Consumers are increasingly interested in how Buy-Now-Pay-Later (BNPL) financing can help play a role in their purchasing decisions. BNPL does make it easier for consumers to buy big-ticket items more quickly, but few fully understand how the concept works1. Although BNPL might look similar to online credit card payments, these providers operate quite differently. There are pros and cons to BNPL depending on how you use it.
Buy-Now-Pay-Later is a short-term financing option that can help you make purchases online quickly. With BNPL, you can complete a transaction and pay for it later, usually without having to pay interest. This option helps you pay for big-ticket items on your own schedule without having to wait until you have the funds ready. You can also use BNPL in lieu of a credit card, which may charge interest.
BNPL functions akin to installment loans, albeit without steep interest rates (as long as you pay on time). You agree to make payments over a certain period of time at a set sum, and may have to front some portion of the purchase yourself to qualify for financing. This down payment is typically about 25% of the total purchase price.
BNPL is a different financing option than you might be used to. Unlike a credit card, there’s rarely interest on a BNPL purchase so long as you’re making on-time payments. If you were to pay with a credit card, you would have to pay interest on your remaining balance while repaying what you borrowed.

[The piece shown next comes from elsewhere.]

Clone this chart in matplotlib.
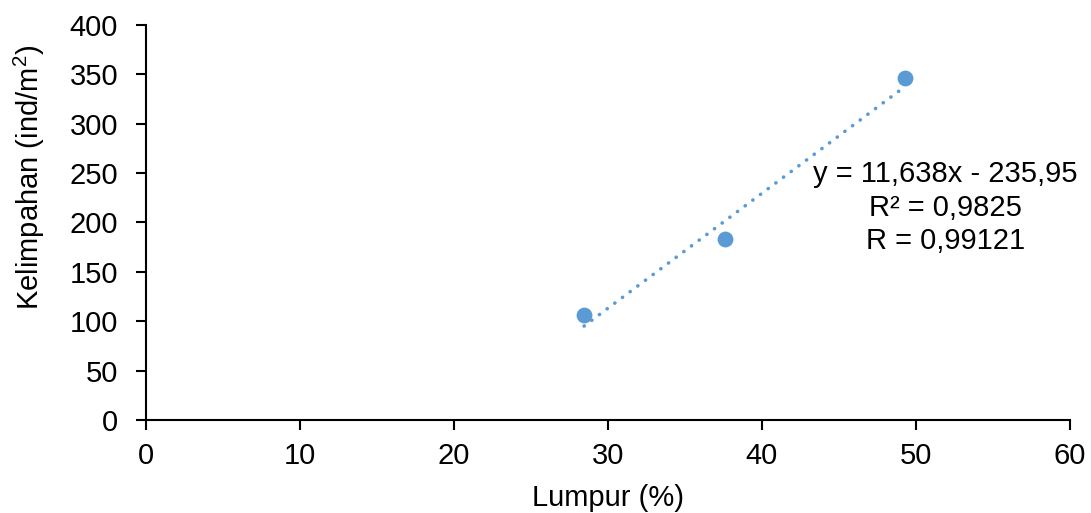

You may not need a credit pull to qualify either, which means it’s a faster way to pay than applying for a store credit card as well. The sign-up and application process is typically faster than most other financing options, too. BNPL reduces much of the friction at the checkout stage that credit, debit, and other payment platforms come with.
BNPL has taken off in recent years. One July 2020 survey found that just under 45% of customers opt for BNPL to make big purchases affordable on a tight budget.2 Thirty-six percent said they use these tools to avoid paying credit card interest. In total, up to 60% of consumers have now tried out BNPL at least once.3
Big, otherwise unaffordable purchases can become easier to complete by way of BNPL, particularly for those who may not want to use - or do not have - a credit card. Two-thirds of BNPL users, according to one report, have been denied a purchase due to their credit history or income. Most consumers who use BNPL do so once every six months, which indicates its utility to help make big purchases easier to budget for.3
In short, BNPL can make big purchases easier to pay for, particularly for those who either want to avoid paying interest or for whom conventional credit tools are out of reach.
BNPL gives you a significant amount of flexibility in terms of paying for big purchases in installments. Plus, this option can save you on interest payments as well, since most BNPL providers don’t charge interest as long as you’re paying on time.
There are also benefits to using BNPL as far as your credit score and reporting goes. Most companies do not report to credit agencies unless you fail to keep up with payments, which means there’s less credit utilization reported on your file. BNPL providers who do a soft credit pull, as opposed to a hard pull, do not end up impacting your credit score by checking your credentials. This option is also easier to qualify for than credit cards or other financing options.
BNPL is not without its drawbacks, however. The temptation to overspend is high, given that these tools make it easier to pay for big purchases immediately. This can lead some to spend more money than they can afford, even with payment installments. BNPL tools may also charge daily late fees if you miss payments or have insufficient account funds.
Using BNPL usually means making a down payment on your purchase, which you wouldn’t need to do with a credit card. This could be a challenge as it cuts into funds saved for day-to-day expenses or other needs.
BNPL tools are an interesting option for people who want to make a big purchase without having to save ahead of time — or for those who would rather not pay via credit card. There are benefits and drawbacks to this tool, however, and it’s critical that you keep both in mind before you checkout. Be sure not to overspend, impulse shop, or miss payments. Doing so could harm your financial well-being and your credit score.